This summer, Jun’s refreshes its menu with a curated selection of new dishes, each one layered with a story that speaks to the soul of Third Culture cooking. Chef Kelvin Cheung continues to explore flavour through a deeply personal lens, drawing inspiration from the experiences he has acquired in the region and across the globe. The additions pay homage to regional elements while remaining allergen-friendly, with several gluten-free and vegetarian options available.
Among the standout newcomers is the Umami Koji Tomato Burrata, a deeper, summer-forward take on Dubai’s beloved dish. By using koji to unlock the full umami potential of tomatoes, this vegetarian option layers lacto-fermented, dehydrated, and fresh tomatoes, finished with basil oil and the tomatoes’ own jus, creating a bright, complex plate that highlights all the fermentation techniques that Jun’s team has been quietly perfecting.
In a recent weeklong pop-up at Siam Bangkok in Thailand, Kelvin’s fascination was sparked by the city’s iconic seafood sauce. At Jun’s, this classic has been reinterpreted through a fermentation-first lens in the Dibba Bay #2 Oysters, and the result is a single bite that brings together tradition, technique, and terroir, infused with local chilies and bold aromatics.
Another dish rooted in nostalgia is the Street Shu Mai, inspired by Kelvin’s childhood winters in Hong Kong - huddled around street stalls, warming his hands with bags of steaming dumplings slicked in hoisin, chilli, and sesame sauce. At Jun’s, the dish is served with chicken and prawn shumai, served over sticky rice that soaks up every drop of flavour. A hoisin-chilli crunch dip with a hint of tahini offers a perfect balance and a nod to memory.

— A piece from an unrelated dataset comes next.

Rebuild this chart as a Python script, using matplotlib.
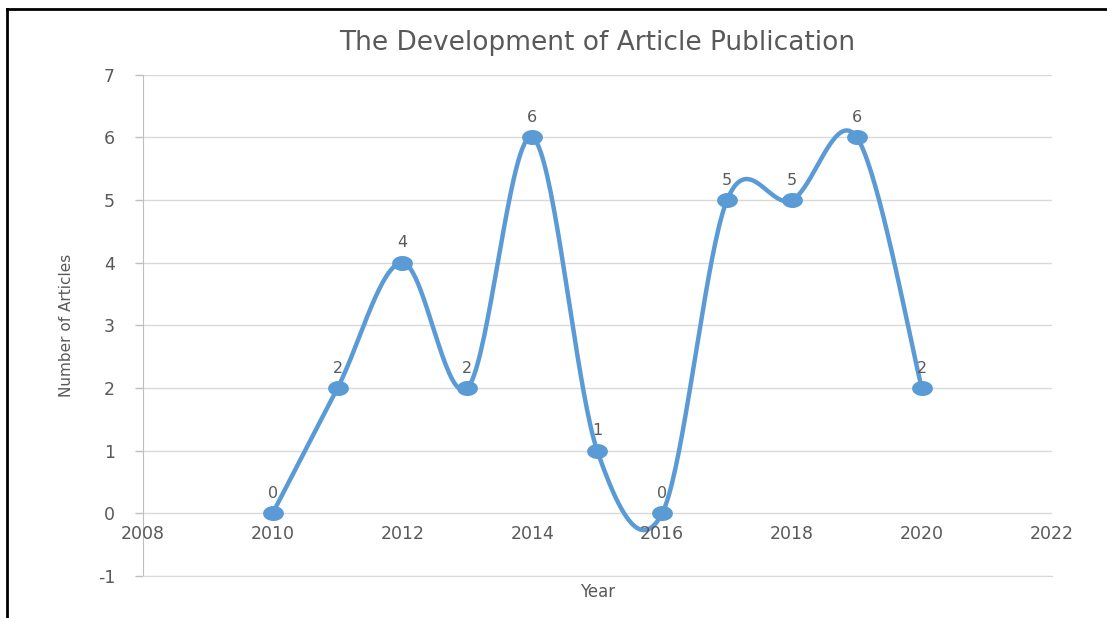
import numpy as np
import matplotlib.pyplot as plt
from matplotlib.lines import Line2D
from matplotlib.path import Path

plt.rcParams['axes.unicode_minus'] = False

# data
years = [2010, 2011, 2012, 2013, 2014, 2015, 2016, 2017, 2018, 2019, 2020]
articles = [0, 2, 4, 2, 6, 1, 0, 5, 5, 6, 2]

x_ticks = [2008, 2010, 2012, 2014, 2016, 2018, 2020, 2022]
y_ticks = [-1, 0, 1, 2, 3, 4, 5, 6, 7]

blue = "#5b9bd5"
grey = "#595959"


def smooth(xs, ys, n=40):
    # Excel style smoothed line (Catmull-Rom through the points)
    xs = np.asarray(xs, dtype=float)
    ys = np.asarray(ys, dtype=float)
    px = np.concatenate([[xs[0]], xs, [xs[-1]]])
    py = np.concatenate([[ys[0]], ys, [ys[-1]]])
    out_x, out_y = [], []
    t = np.linspace(0, 1, n)
    for i in range(1, len(px) - 2):
        p0, p1, p2, p3 = [np.array([px[j], py[j]]) for j in range(i - 1, i + 3)]
        c1 = p1 + (p2 - p0) / 6
        c2 = p2 - (p3 - p1) / 6
        b = ((1 - t) ** 3)[:, None] * p1 + (3 * (1 - t) ** 2 * t)[:, None] * c1 \
            + (3 * (1 - t) * t ** 2)[:, None] * c2 + (t ** 3)[:, None] * p2
        out_x.extend(b[:, 0])
        out_y.extend(b[:, 1])
    return out_x, out_y


# slightly flattened dot, like the stretched original
ang = np.linspace(0, 2 * np.pi, 40)
dot = Path(np.column_stack([np.cos(ang), 0.7 * np.sin(ang)]), closed=True)

fig = plt.figure(figsize=(11.07, 6.18), dpi=100)
ax = fig.add_axes([0.129, 0.068, 0.821, 0.811])

sx, sy = smooth(years, articles)
ax.plot(sx, sy, color=blue, linewidth=3.2, solid_capstyle="round", zorder=3)
ax.plot(years, articles, linestyle="none", marker=dot, color=blue,
        markersize=14, zorder=4)

for xv, yv in zip(years, articles):
    ax.annotate(str(yv), (xv, yv), xytext=(0, 9), textcoords="offset points",
                ha="center", va="bottom", fontsize=11.5, color=grey, zorder=5)

ax.set_xlim(2008, 2022)
ax.set_ylim(-1, 7)
ax.set_yticks(y_ticks)
ax.set_xticks([])
ax.grid(True, axis="y", color="#d9d9d9", linewidth=1)
ax.set_axisbelow(True)
for s in ["top", "right"]:
    ax.spines[s].set_visible(False)
ax.spines["bottom"].set_color("#d9d9d9")
ax.spines["left"].set_color("#bfbfbf")
ax.tick_params(axis="y", colors="#bfbfbf", labelcolor=grey, labelsize=12.5,
               length=6, width=1, pad=14)

# x tick labels sit under the y=0 line
for xv in x_ticks:
    ax.text(xv, -0.18, str(xv), ha="center", va="top", fontsize=12.5, color=grey)

ax.set_title("The Development of Article Publication", fontsize=19,
             color=grey, pad=18)
ax.text(0.5, -0.014, "Year", transform=ax.transAxes, ha="center", va="top",
        fontsize=12, color=grey)
fig.text(0.0605, 0.474, "Number of Articles", rotation=90, ha="center",
         va="center", fontsize=11, color=grey,
         family=["Liberation Sans Narrow", "DejaVu Sans"])

# frame around the picture (left and top)
fig.add_artist(Line2D([0.0065, 0.0065], [0, 0.986], transform=fig.transFigure,
                      color="black", linewidth=2))
fig.add_artist(Line2D([0.0065, 1], [0.986, 0.986], transform=fig.transFigure,
                      color="black", linewidth=2))

fig.savefig("out.png", dpi=100, facecolor="white")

The Sansho Pepper Edamame is a playful tribute to Kelvin’s recent trip to Japan where he represented Dubai for ‘Place Based Food Education’. During this time, Kelvin cooked using local Japanese ingredients while incorporating UAE elements and flavours. Having deepened his knowledge of culinary techniques from local Japanese legends, Chef Kelvin created this dish to be served with a bright, citrusy sansho ponzu which is light, refreshing, and deeply nostalgic, just like the season it was born in.
From Japan to Kerala, more stories unfold on the menu. The Slow Cooked Lamb Curry is rooted in Kelvin’s time living in India, where he built multiple restaurant brands. In Kerala, Kelvin had a meal that left a lasting impression, not on the tourist trail, but from one of the toddy shops known only to locals. It was run by an elderly couple cooking over an open fire, serving a lamb curry so rich and soulful it stuck with him. At Jun’s, that experience is brought to life with baby lamb shoulder slow-cooked in a rich base of ginger, garlic, and onion with house masala and caramelised burnt coconut - a nod to both South Indian tradition and a Filipino technique the team has been exploring. It’s finished with umami soy pickles, pickled shallots, and fresh herbs for contrast, crunch, and brightness. Dish that is rustic and deeply personal.
Meanwhile, the Lamb Chops were born out of guest cravings for a snackable, meaty bite and inspired by Kelvin’s experiences across the Middle East. The dish uses tender Australian baby lamb chops, pan-seared in brown butter and seasoned with Jun’s masala to let the quality of the meat shine. It’s served with a smoky charred olive salad and finished with a bright Palestinian sumac vinaigrette - a small but powerful plate filled with warmth, flavour, and a sense of home away from home.
Other new additions include the flavour-packed Paprika Chicken and the innovative Bolognese Tteokbokki, continuing Jun’s commitment to bold, unexpected flavour combinations. As always, Jun’s remains inclusive and is offering new gluten-free dishes like Koji Sambal Prawn made with Omani prawns, Karaage 2.0 served with cornbread waffles, and the Frozen Yogurt dessert served with Hatta Honey and a choice of chilli oil for those who like a sweet and spicy combination.
The refreshed menu sees even more of Cheung’s multicultural heritage come to life, with each dish introducing guests to a special moment or experience in his life. From his childhood to important moments in his career, each bite showcases his deeply personal story. Melding culture and flavour, the new dishes are now available at Jun’s, Dubai’s multi-award-winning restaurant in the heart of Downtown.